Seine Biographie erinnert auch an seine Bereitschaft, in seinem Orden verantwortliche Ämter zu übernehmen. Aber es ist angebracht, auf seine Predigttätigkeit zurückzukommen, die er als seine eigentliche Berufung und als seine unabdingbare Pflicht verstand: konkrete und einfache, besonnene und einprägsame Predigten. Wir wollen uns besonders mit jenen Predigten auseinandersetzen, die er in der Fastenzeit des Jahres 1423 in Padua hielt. Von diesen haben sich die »reportationes« erhalten, also die Transkriptionen eines Zuhörers,  in diesem Falle des Notars Daniele de Purziliis – der sie direkt aus dem Mund des Heiligen sozusagen mitstenografierte, wie wir heute sagen würden, und sammelte. Die ins Lateinische übersetzte Sammlung dieser Predigten ist unter dem Namen Quadragesimale Seraphim bekannt, und ihr wurde die Ehre zahlreicher Ausgaben zuteil, angefangen bei jener aus dem 16. Jahrhundert der Opera omnia, die 1591 in Venedig »apus Iuntas« gedruckt wurde.

Die Nachricht, die ich mit großer Freude und Dankbarkeit bekanntgeben möchte, lautet, dass die Stiftung Gaudium Magnum – Maria e João Cortez de Lobão Papst Franziskus am 29. April ein handschriftliches Exemplar dieser Sammlung für die Vatikanische Apostolische Bibliothek geschenkt hat. Der Überreichung der Gabe an den Heiligen Vater wohnten die Eheleute Maria und João Cortez de Lobão mit ihrer vielköpfigen Familie von Kindern und Enkeln sowie Kardinal José Tolentino de Mendonça bei.

Es handelt sich dabei um einen schlichten Papier-Kodex mit über 440 Seiten, der kurz nach 1423 in einer kleinen Rotunda-Schrift mit gelegentlichen Elementen in roter Tinte (Initialen und Spalten) geschrieben wurde. Der Kodex ist eines der seltenen Zeugnisse für diese Sammlung, die, soweit bekannt, in nur drei weiteren Exemplaren überliefert ist, die jeweils in der Biblioteca Medicea Laurenziana in Florenz, in der Biblioteca Ambrosiana in Mailand und in der Stadtbücherei von Assisi aufbewahrt werden. Das neue, bis dato unbekannte Exemplar wird nun Teil des Bestandes der Vatikanischen Apostolischen Bibliothek, um dort aufbewahrt, konsultiert und erforscht zu werden, und steht nun Seite an Seite mit den Handschriften von der Hand Bernhardins, die die Vatikanbibliothek – gemeinsam mit den Bibliotheken in Siena – zu jenem Aufbewahrungsort machen, der die größte Anzahl seiner Autographen besitzt.

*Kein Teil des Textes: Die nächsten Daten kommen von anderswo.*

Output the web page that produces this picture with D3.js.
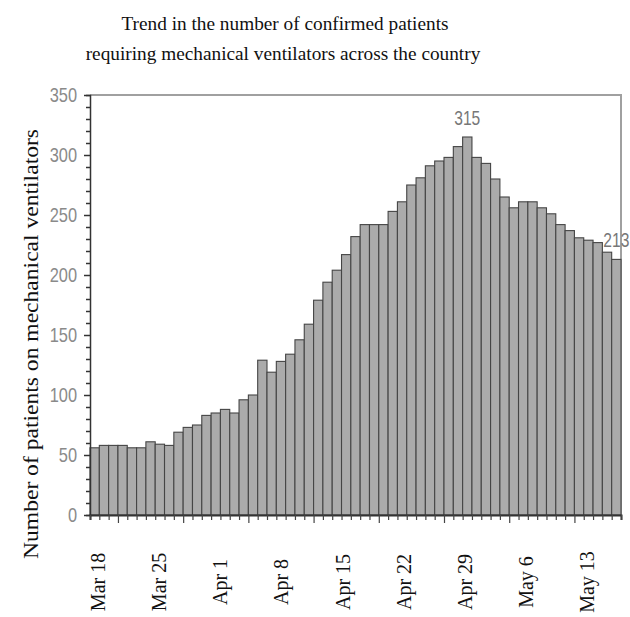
<!DOCTYPE html>
<html>
<head>
<meta charset="utf-8">
<script src="https://cdn.jsdelivr.net/npm/d3@7/dist/d3.min.js"></script>
<style>
  html, body { margin: 0; padding: 0; background: #fff; }
  svg { display: block; }
</style>
</head>
<body>
<div id="chart"></div>
<script>
// ---- data ----
const titleLines = ["Trend in the number of confirmed patients",
                    "requiring mechanical ventilators across the country"];
const yTitle = "Number of patients on mechanical ventilators";
const values = [56,58,58,58,56,56,61,59,58,69,
                73,75,83,85,88,85,96,100,129,119,
                128,134,146,159,179,194,204,217,232,242,
                242,242,253,261,275,281,291,295,298,307,
                315,298,293,280,265,256,261,261,256,251,
                242,237,231,229,227,219,213];
const tickLabels = ["Mar 18","Mar 25","Apr 1","Apr 8","Apr 15","Apr 22","Apr 29","May 6","May 13"];
const yTicks = [0,50,100,150,200,250,300,350];
const annotated = [40, 56]; // indices of labelled bars

// ---- layout ----
const W = 630, H = 617;
const m = {left: 90, right: 9, top: 95, bottom: 102};
const iw = W - m.left - m.right, ih = H - m.top - m.bottom;
const serif = "Liberation Serif, Times New Roman, serif";
const narrow = "Liberation Sans, Arial, sans-serif";

const svg = d3.select("#chart").append("svg").attr("width", W).attr("height", H);

const idx = d3.range(values.length);
const x = d3.scaleBand().domain(idx).range([m.left, m.left + iw]).padding(0);
const y = d3.scaleLinear().domain([0, 350]).range([m.top + ih, m.top]);

// title
svg.append("g").selectAll("text").data(titleLines).join("text")
  .attr("x", (d, i) => i === 0 ? 285 : 283)
  .attr("y", (d, i) => 30 + i * 30)
  .attr("text-anchor", "middle")
  .attr("font-family", serif)
  .attr("font-size", 19.3)
  .attr("fill", "#111")
  .text(d => d);

// frame (top and right)
svg.append("path")
  .attr("d", `M${m.left},${m.top}H${m.left + iw}V${m.top + ih}`)
  .attr("fill", "none").attr("stroke", "#a0a0a0").attr("stroke-width", 2);

// bars
svg.append("g").selectAll("rect").data(values).join("rect")
  .attr("x", (d, i) => x(i))
  .attr("y", d => y(d))
  .attr("width", x.bandwidth())
  .attr("height", d => y(0) - y(d))
  .attr("fill", "#ababab")
  .attr("stroke", "#454545")
  .attr("stroke-width", 1.1);

// y axis
const yMinor = d3.range(0, 351, 10);
const ya = svg.append("g").attr("transform", `translate(${m.left},0)`)
  .call(d3.axisLeft(y).tickValues(yMinor).tickSize(4).tickFormat(""));
ya.select(".domain").attr("stroke", "#333").attr("stroke-width", 1.5);
ya.selectAll(".tick line").attr("stroke", "#333").attr("stroke-width", 1.5);
ya.selectAll(".tick").filter(d => d % 50 === 0).select("line").attr("x2", -6);

svg.append("g").selectAll("text").data(yTicks).join("text")
  .attr("transform", d => `translate(${m.left - 13},${y(d)}) scale(0.82,1)`)
  .attr("dy", "0.35em")
  .attr("text-anchor", "end")
  .attr("font-family", narrow)
  .attr("font-size", 20)
  .attr("fill", "#8a8a8a")
  .text(d => d);

// x axis (ticks at each bar boundary)
const xb = d3.scaleLinear().domain([0, values.length]).range([m.left, m.left + iw]);
const xa = svg.append("g").attr("transform", `translate(0,${m.top + ih})`)
  .call(d3.axisBottom(xb).tickValues(d3.range(0, values.length + 1)).tickSize(5).tickFormat(""));
xa.select(".domain").attr("stroke", "#333").attr("stroke-width", 2);
xa.selectAll(".tick line").attr("stroke", "#444").attr("stroke-width", 1.2);
xa.selectAll(".tick").filter(d => d % 7 === 3).select("line").attr("y2", 8);

// x tick labels (weekly)
const lx = d3.scalePoint().domain(tickLabels).range([m.left + 8, m.left + 497]);
svg.append("g").selectAll("text").data(tickLabels).join("text")
  .attr("transform", d => `translate(${lx(d) + 7},582) rotate(-90)`)
  .attr("text-anchor", "middle")
  .attr("font-family", serif)
  .attr("font-size", 20)
  .attr("fill", "#111")
  .text(d => d);

// y title
svg.append("text")
  .attr("transform", `translate(38,344) rotate(-90)`)
  .attr("text-anchor", "middle")
  .attr("font-family", serif)
  .attr("font-size", 21)
  .attr("textLength", 430)
  .attr("lengthAdjust", "spacingAndGlyphs")
  .attr("fill", "#111")
  .text(yTitle);

// value labels
svg.append("g").selectAll("text").data(annotated).join("text")
  .attr("transform", i => `translate(${x(i) + x.bandwidth() / 2},${y(values[i]) - 12}) scale(0.78,1)`)
  .attr("text-anchor", "middle")
  .attr("font-family", narrow)
  .attr("font-size", 20)
  .attr("fill", "#777")
  .text(i => values[i]);
</script>
</body>
</html>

Die Vatikanische Apostolische Bibliothek ist den Wohltätern nicht nur unendlich dankbar für die außergewöhnliche Gabe, die sie erhalten hat, sondern ist sich auch bewusst, dass sie dank des besonderen Feingefühls solcher Menschen bzw. Körperschaften ihren Dienst, allen immer neue Kulturgüter zugänglich zu machen, fortführen kann.